In its ongoing effort to answer the world’s questions (and sell ads), Google has been putting increased emphasis on its “featured snippets” – the little boxes of text extracted from whatever source Google has calculated to be most relevant. If I want to see whether my dogs can catch the flu, I can quickly see that, yes, it’s possible.
However, a recent Wall Street Journal article (“Google Has Picked an Answer for You—Too Bad It’s Often Wrong“) looked at the increased frequency of these quick answers that appear at the top of search results. (Note that these are not the Knowledge Panels, which are sourced from Wikipedia and other neutral sources.)
According to a study commissioned by the WSJ, these featured snippets are often excerpted from unreliable or biased sources. Google’s algorithm favors a web site with text that most exactly matches the query; as a result, the researchers found that the extracted text was more likely to come from a less-authoritative, biased or dodgy clickbait site.

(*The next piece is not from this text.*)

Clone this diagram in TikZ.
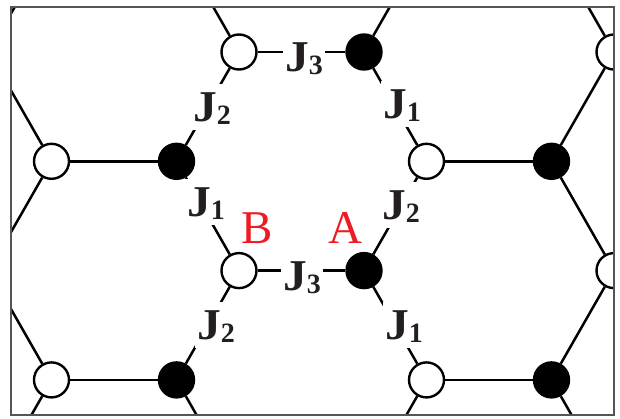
\documentclass[tikz,border=0pt]{standalone}
\usepackage{fontspec}
\setmainfont{Liberation Serif}
\definecolor{ink}{HTML}{231F20}
\definecolor{lblred}{HTML}{ED1C24}
\definecolor{framegray}{HTML}{555555}
\tikzset{
  site/.style={circle, minimum size=35pt, inner sep=0pt, line width=2.4pt, draw=black},
  opensite/.style={site, fill=white},
  fullsite/.style={site, fill=black},
  bond/.style={line width=2.5pt, black},
  jlabel/.style={fill=white, inner xsep=2pt, inner ysep=0pt, text height=37pt, text depth=9pt,
    anchor=base west, text=ink, font=\fontsize{44}{44}\selectfont\bfseries},
  sitelabel/.style={anchor=base west, inner sep=0pt, text=lblred, font=\fontsize{47}{47}\selectfont}
}
\newcommand{\Jsub}[1]{\scalebox{1.08}[1]{J}\lower3.5pt\hbox{\fontsize{28}{28}\selectfont\bfseries #1}}
\begin{document}
\begin{tikzpicture}[x=1pt,y=-1pt]
\useasboundingbox (0,0) rectangle (620,418);
\begin{scope}
\clip (11,7) rectangle (614,415);
% sites of rows A (y = 52, 270.6, 489.2)
\foreach \r/\y in {0/52, 1/270.6, 2/489.2} {
  \node[fullsite] (a\r0) at (-11,\y) {};
  \node[opensite] (a\r1) at (239,\y) {};
  \node[fullsite] (a\r2) at (364,\y) {};
  \node[opensite] (a\r3) at (614,\y) {};
}
% sites of rows B (y = -57.3, 161.3, 379.9)
\foreach \r/\y in {0/-57.3, 1/161.3, 2/379.9} {
  \node[opensite] (b\r1) at (51.5,\y) {};
  \node[fullsite] (b\r2) at (176.5,\y) {};
  \node[opensite] (b\r3) at (426.5,\y) {};
  \node[fullsite] (b\r4) at (551.5,\y) {};
}
% horizontal bonds
\foreach \r in {0,1,2} {
  \draw[bond] (a\r1) -- (a\r2);
  \draw[bond] (b\r1) -- (b\r2);
  \draw[bond] (b\r3) -- (b\r4);
}
% diagonal bonds
\foreach \r in {0,1,2} {
  \foreach \c in {0,1,2,3} {
    \pgfmathtruncatemacro\d{\c+1}
    \draw[bond] (a\r\c) -- (b\r\d);
  }
}
\foreach \r in {0,1} {
  \pgfmathtruncatemacro\s{\r+1}
  \foreach \c in {0,1,2,3} {
    \pgfmathtruncatemacro\d{\c+1}
    \draw[bond] (a\r\c) -- (b\s\d);
  }
}
% coupling labels
\node[jlabel] (j3top) at (283,71) {\Jsub{3}};
\node[jlabel] (j2ul) at (191,121) {\Jsub{2}};
\node[jlabel] (j1ur) at (381,118) {\Jsub{1}};
\node[jlabel] (j1ml) at (185,216) {\Jsub{1}};
\node[jlabel] (j2mr) at (380,219) {\Jsub{2}};
\node[jlabel] (j3bot) at (281,290) {\Jsub{3}};
\node[jlabel] (j2ll) at (195,339) {\Jsub{2}};
\node[jlabel] (j1lr) at (383,339) {\Jsub{1}};
% site labels
\node[sitelabel] (labB) at (241,243) {B};
\node[sitelabel] (labA) at (328,243) {A};
\end{scope}
\draw[draw=framegray, line width=1.2pt] (11,7) rectangle (614,415);
\end{tikzpicture}
\end{document}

Worse yet, since featured snippets are designed to closely match the query, they can feed confirmation bias. The featured snippet for the query “is milk good for you” says “Milk can be good for the bones because it provides vitamin D and calcium…” The featured snippet for the search “is milk bad for you” says “Animal milk has long been claimed as the go-to source of calcium by the dairy industry, but as it turns out, milk is bad for you .”
Since most people have been trained by Google to trust the first answer that appears, it’s even more important to practice some information hygiene before relying on the first answer from a search engine.